Edwin Garabitos Lara

doi:10.37934/sijfam.5.1.7081

Authors

Edwin Garabitos Lara Escuela de Física, Facultad de Ciencias, Universidad Autónoma de Santo Domingo (UASD), 10103 Santo Domingo, Dominican Republic

DOI:

https://doi.org/10.37934/sijfam.5.1.7081

Keywords:

Inhomogeneous heat equation, analytics solution, boundary conditions

Abstract

In the subject of temperature distribution in a rod, the problem that is dealt with in the literature is one in which heat is transferred only through the cross section of a rod, without heat sources and with homogeneous boundary conditions. In this article, the one-dimensional heat equation is studied, considering heat transfer by convection on the lateral surface of a rod, Dirichlet boundary conditions and an initial arbitrary temperature distribution.
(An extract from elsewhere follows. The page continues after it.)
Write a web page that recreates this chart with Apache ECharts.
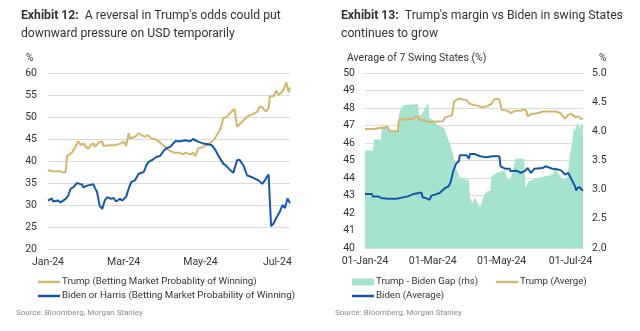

This heat equation is derived from Fourier's law of conduction, the conservation of thermal energy, and Newton's law of cooling. A variant of an analytical method was used to find a solution, which meets the established initial condition and the boundary conditions. In the case of the initial condition, the convergence is not good at the ends of the rod due to the Gibbs phenomenon in the Fourier series. It is proved that such a solution can model the solution of less general problems. The solution found, contains a discontinuity when the convective thermal conductance is equal to zero, but taking the limit at this value, the function converges to the analytical solution where the convection factor is equal to zero.